(Charts and diagrams as code)

* * *

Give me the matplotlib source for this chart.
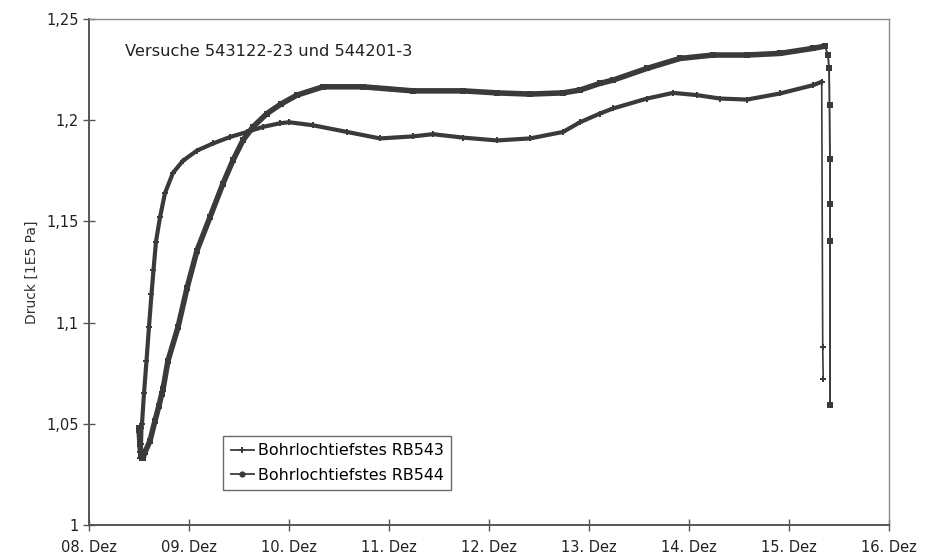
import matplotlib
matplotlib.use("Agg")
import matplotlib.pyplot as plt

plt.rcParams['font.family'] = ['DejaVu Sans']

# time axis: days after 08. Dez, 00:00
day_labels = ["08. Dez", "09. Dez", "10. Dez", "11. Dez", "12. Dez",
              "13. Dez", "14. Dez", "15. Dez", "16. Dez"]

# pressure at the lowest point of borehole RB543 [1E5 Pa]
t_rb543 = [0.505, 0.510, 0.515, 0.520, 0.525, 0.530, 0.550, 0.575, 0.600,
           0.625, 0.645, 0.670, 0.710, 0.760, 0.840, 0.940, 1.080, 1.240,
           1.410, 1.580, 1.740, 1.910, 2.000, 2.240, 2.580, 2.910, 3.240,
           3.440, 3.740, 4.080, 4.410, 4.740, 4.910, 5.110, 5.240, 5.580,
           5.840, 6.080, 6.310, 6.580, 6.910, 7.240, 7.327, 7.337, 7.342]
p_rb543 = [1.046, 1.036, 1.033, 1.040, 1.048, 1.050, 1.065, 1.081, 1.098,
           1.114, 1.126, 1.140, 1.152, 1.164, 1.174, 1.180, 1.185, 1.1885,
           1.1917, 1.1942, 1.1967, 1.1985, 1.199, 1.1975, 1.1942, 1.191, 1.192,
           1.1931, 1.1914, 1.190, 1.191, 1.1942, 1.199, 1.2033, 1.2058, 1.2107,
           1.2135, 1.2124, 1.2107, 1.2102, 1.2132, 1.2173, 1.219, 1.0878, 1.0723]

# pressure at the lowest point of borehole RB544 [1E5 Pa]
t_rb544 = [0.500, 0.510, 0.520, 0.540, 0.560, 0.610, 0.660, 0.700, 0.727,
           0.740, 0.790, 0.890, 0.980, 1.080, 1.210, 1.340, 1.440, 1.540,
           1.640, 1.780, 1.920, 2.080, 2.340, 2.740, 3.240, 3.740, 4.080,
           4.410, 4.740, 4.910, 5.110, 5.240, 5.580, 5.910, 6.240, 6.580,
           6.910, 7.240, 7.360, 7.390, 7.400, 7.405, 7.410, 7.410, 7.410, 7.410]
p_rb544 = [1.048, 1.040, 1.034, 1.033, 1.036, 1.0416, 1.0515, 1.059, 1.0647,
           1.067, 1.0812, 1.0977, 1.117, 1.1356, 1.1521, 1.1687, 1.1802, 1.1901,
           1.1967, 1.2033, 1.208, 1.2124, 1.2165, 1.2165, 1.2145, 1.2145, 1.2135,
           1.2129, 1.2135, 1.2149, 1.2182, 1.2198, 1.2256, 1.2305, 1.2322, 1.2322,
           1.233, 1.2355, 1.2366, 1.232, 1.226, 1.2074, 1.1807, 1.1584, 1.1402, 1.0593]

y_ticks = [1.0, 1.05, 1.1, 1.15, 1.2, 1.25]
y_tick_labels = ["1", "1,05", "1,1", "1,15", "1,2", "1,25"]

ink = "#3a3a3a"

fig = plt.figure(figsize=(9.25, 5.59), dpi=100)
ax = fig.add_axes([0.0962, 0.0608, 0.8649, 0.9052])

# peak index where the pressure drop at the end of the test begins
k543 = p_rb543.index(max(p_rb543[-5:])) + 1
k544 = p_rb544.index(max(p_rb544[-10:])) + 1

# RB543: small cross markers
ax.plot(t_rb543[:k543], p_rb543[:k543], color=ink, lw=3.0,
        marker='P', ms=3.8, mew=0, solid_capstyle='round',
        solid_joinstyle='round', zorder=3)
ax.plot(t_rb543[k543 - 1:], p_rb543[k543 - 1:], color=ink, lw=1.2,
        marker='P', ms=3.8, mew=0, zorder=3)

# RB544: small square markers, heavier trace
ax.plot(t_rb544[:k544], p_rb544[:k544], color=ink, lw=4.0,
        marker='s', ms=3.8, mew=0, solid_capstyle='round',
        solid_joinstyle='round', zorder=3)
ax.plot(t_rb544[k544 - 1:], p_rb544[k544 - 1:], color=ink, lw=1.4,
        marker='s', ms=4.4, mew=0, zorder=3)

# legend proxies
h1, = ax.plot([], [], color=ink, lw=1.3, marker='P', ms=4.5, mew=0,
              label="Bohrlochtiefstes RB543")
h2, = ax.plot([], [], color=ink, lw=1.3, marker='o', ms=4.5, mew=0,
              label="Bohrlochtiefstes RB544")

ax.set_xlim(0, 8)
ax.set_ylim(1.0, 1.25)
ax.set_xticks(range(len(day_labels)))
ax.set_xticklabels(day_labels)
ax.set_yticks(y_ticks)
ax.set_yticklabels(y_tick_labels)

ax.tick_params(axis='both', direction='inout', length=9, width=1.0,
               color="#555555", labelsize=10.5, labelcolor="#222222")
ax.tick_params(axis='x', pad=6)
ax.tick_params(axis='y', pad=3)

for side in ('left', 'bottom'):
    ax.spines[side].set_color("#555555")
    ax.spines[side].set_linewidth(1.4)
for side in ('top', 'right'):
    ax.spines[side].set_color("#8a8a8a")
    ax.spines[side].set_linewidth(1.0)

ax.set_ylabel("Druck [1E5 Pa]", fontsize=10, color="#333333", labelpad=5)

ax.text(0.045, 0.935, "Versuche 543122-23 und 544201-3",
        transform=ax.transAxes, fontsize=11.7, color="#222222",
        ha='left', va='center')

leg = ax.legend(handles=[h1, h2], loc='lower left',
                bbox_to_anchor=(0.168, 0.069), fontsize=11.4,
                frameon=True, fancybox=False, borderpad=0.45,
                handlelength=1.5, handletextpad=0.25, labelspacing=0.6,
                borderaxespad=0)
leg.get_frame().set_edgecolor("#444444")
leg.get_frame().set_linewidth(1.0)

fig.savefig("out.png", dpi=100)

* * *

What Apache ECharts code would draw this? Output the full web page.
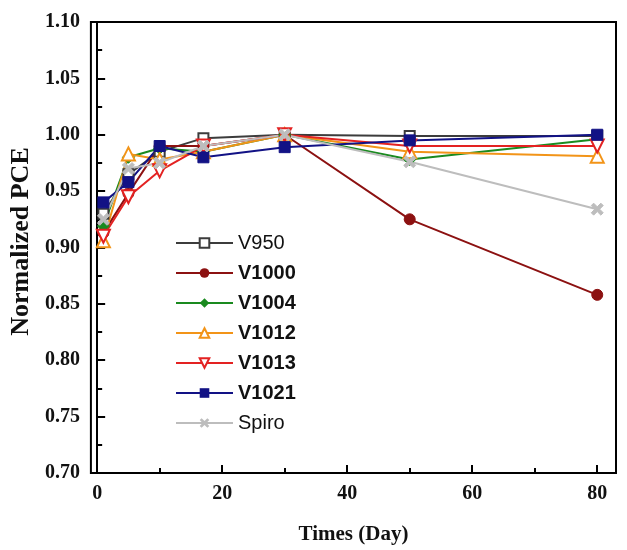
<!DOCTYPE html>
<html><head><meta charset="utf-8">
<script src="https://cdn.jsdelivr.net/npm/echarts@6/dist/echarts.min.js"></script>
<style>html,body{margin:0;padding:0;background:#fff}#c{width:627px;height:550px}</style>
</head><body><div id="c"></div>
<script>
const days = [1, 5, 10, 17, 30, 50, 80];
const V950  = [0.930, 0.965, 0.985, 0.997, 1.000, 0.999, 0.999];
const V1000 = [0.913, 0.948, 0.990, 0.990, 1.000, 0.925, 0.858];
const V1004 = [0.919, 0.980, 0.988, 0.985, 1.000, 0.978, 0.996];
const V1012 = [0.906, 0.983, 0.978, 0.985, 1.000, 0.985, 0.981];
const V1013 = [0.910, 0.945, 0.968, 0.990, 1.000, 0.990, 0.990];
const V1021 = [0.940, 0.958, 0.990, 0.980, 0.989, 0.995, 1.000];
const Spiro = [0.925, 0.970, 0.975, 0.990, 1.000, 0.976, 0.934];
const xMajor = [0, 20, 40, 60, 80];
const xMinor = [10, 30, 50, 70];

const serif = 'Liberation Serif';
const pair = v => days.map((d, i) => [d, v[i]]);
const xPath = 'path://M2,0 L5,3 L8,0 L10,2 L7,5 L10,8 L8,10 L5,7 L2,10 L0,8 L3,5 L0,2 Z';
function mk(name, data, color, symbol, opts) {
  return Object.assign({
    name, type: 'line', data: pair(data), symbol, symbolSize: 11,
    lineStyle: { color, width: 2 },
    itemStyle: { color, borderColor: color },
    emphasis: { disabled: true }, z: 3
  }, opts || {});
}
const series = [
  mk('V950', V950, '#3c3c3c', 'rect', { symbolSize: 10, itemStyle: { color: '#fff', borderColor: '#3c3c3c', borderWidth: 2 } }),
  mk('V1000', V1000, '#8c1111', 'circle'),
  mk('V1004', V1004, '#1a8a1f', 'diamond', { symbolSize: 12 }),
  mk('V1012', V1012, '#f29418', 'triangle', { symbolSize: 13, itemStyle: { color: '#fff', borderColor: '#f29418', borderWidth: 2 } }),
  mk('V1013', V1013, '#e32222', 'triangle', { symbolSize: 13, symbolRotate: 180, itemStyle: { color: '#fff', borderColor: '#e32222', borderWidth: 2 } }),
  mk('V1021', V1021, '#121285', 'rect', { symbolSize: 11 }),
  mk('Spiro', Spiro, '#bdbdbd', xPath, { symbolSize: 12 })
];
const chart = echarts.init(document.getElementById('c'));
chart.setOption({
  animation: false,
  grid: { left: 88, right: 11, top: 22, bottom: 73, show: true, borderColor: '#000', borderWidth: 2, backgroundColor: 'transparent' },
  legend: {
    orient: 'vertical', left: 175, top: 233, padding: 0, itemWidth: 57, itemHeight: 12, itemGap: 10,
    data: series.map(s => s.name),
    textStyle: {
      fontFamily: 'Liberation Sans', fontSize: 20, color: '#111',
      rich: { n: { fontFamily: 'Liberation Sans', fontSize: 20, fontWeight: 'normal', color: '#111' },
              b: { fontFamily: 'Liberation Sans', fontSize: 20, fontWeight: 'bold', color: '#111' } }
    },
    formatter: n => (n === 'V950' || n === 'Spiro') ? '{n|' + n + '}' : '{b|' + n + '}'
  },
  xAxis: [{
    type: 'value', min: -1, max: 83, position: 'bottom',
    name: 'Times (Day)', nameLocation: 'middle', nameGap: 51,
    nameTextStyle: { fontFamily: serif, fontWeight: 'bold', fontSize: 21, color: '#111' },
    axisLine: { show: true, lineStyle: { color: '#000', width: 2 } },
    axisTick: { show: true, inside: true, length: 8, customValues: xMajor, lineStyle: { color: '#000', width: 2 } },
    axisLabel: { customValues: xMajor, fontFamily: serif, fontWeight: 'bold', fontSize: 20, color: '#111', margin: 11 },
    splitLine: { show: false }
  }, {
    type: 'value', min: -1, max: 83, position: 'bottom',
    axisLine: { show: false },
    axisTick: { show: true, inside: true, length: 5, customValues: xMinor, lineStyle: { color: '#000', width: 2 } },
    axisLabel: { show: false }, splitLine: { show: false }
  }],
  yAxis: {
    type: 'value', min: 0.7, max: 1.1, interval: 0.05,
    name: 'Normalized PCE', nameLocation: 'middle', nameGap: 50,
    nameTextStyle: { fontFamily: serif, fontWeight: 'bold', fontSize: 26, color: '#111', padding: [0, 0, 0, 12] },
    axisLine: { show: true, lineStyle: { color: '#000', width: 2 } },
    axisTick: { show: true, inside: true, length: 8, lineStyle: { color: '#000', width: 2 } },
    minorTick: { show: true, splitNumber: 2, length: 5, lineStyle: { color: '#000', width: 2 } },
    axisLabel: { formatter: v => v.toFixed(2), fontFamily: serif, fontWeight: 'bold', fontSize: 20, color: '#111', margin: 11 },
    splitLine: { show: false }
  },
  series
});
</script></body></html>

* * *

→ **GIVEN REQUEST**:
From the listing above, repeat only the lines between the line containing "Give me the matplotlib source for this chart." and the line containing "1.219, 1.0878, 1.0723]", those two included. Pictures are not part of the copy.

→ **OUTPUT OF THE TASK**:
Give me the matplotlib source for this chart.
import matplotlib
matplotlib.use("Agg")
import matplotlib.pyplot as plt

plt.rcParams['font.family'] = ['DejaVu Sans']

# time axis: days after 08. Dez, 00:00
day_labels = ["08. Dez", "09. Dez", "10. Dez", "11. Dez", "12. Dez",
              "13. Dez", "14. Dez", "15. Dez", "16. Dez"]

# pressure at the lowest point of borehole RB543 [1E5 Pa]
t_rb543 = [0.505, 0.510, 0.515, 0.520, 0.525, 0.530, 0.550, 0.575, 0.600,
           0.625, 0.645, 0.670, 0.710, 0.760, 0.840, 0.940, 1.080, 1.240,
           1.410, 1.580, 1.740, 1.910, 2.000, 2.240, 2.580, 2.910, 3.240,
           3.440, 3.740, 4.080, 4.410, 4.740, 4.910, 5.110, 5.240, 5.580,
           5.840, 6.080, 6.310, 6.580, 6.910, 7.240, 7.327, 7.337, 7.342]
p_rb543 = [1.046, 1.036, 1.033, 1.040, 1.048, 1.050, 1.065, 1.081, 1.098,
           1.114, 1.126, 1.140, 1.152, 1.164, 1.174, 1.180, 1.185, 1.1885,
           1.1917, 1.1942, 1.1967, 1.1985, 1.199, 1.1975, 1.1942, 1.191, 1.192,
           1.1931, 1.1914, 1.190, 1.191, 1.1942, 1.199, 1.2033, 1.2058, 1.2107,
           1.2135, 1.2124, 1.2107, 1.2102, 1.2132, 1.2173, 1.219, 1.0878, 1.0723]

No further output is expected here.